Ask the Expert: Is Endurance Exercise Actually Bad For You?
You may have seen the studies linking endurance exercise to heart problems. But are they the real deal?
Anyone who’s ever watched a marathon can agree on one thing: Distance runners are in really, really good shape. So when we saw research asserting that endurance exercise is actually bad for your health, we were shocked—and skeptical.
A Wall Street Journal article about this growing body of anti-endurance exercise thinking cites studies that say that extreme exercise puts athletes at a higher risk for coronary-artery plaque, irregular heart beats, heart disease, and heart attacks, among other things. The WSJ even went so far as to title its piece “The Exercise Equivalent of a Cheeseburger?,” though it did also note that many sports scientists disagree with or put forth qualifications about the research. But how could endurance exercise, long considered the gold standard of fitness, be bad for your heart? The article quotes John Mandrola, a cardiac electrophysiologist:
“Heart disease comes from inflammation and if you’re constantly, chronically inflaming yourself, never letting your body heal, why wouldn’t there be a relationship between over exercise and heart disease?” said John Mandrola, a cardiac electrophysiologist and columnist for TheHeart.org.
Still, we weren’t totally convinced, so we went to Dr. Daniel Forman, the medical director of the Exercise Testing Laboratory and cardiac rehabilitation at Brigham and Women’s Hospital, for some answers.
Is there validity to the idea that endurance exercise is bad for your heart?
If you’re doing intense exercise for many hours a day, multiple days a week, there are data that suggest that in some people, it may be associated with detrimental aspects. But if you say endurance exercise, for the vast majority of people the intensities are much lower. They do not achieve the kind of several hour, consecutive exercise seven days a week that I’m describing.
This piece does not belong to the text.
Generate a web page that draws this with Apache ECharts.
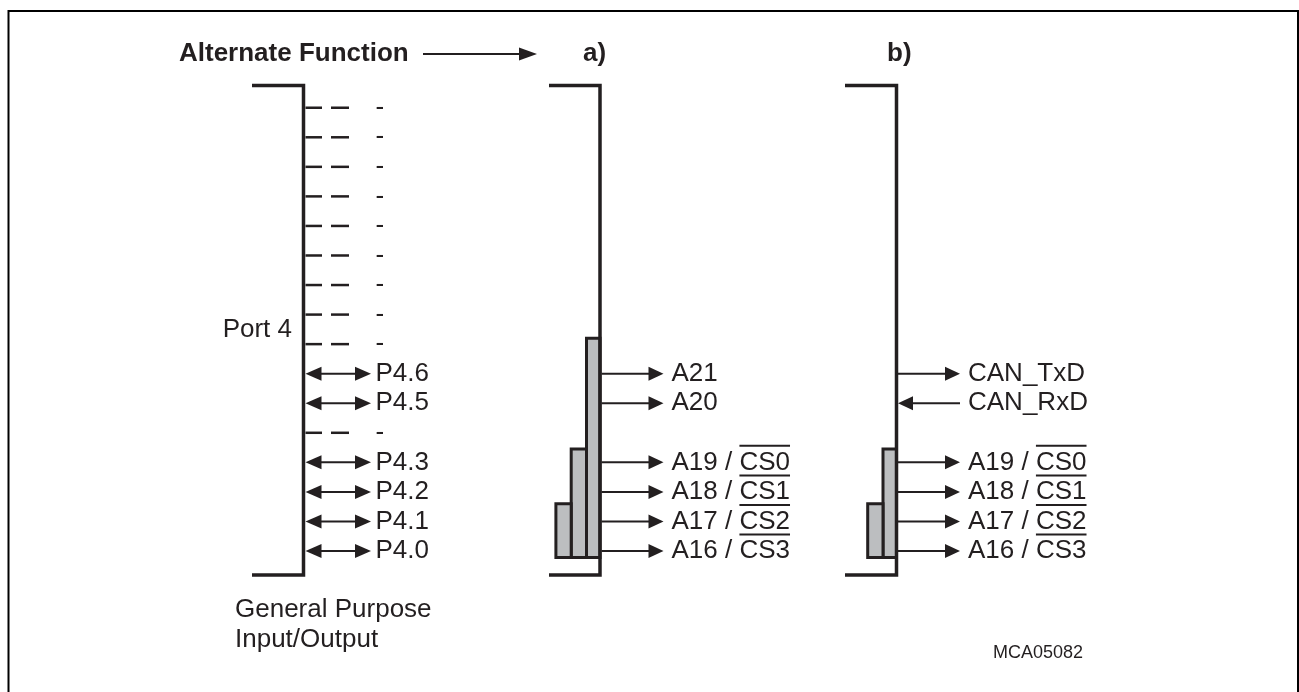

It’s several days a week, they slow down when they’re tired, then they speed up, and that’s really very different.
What kind of damage could people experience?
It’s really the fringes, the extremes, which maybe, in some people—not in everyone, but in some people—there could be an overuse component where you have aspects of right heart damage: overly burdensome strain on the right heart … with increased fibrosis and ultimately greater susceptibility to arrhythmia and heart failure. But that really is a small fraction of the percent of the very small percent of people that come close to exercising [with that intensity].
So this isn’t a reason to stop exercising?
I would guesstimate that there are several thousand articles that all show consistent benefits of exercise, and then there’s one or two that show a subset of—it’s really triathlon people or people that run 100 miles consecutively, really the super, super intense athletes—maybe in some cases have some bad aspects, and people rivet on those. It’s almost as a justification: “I told you I shouldn’t exercise!” That’s a distortion, because everyone who exercises on a more achievable level benefits. This is really not you; this is people who run triathlons 10 times a year that are just obsessed with their athleticism, and that’s not the average patient or the average individual. I hope everyone else continues to exercise.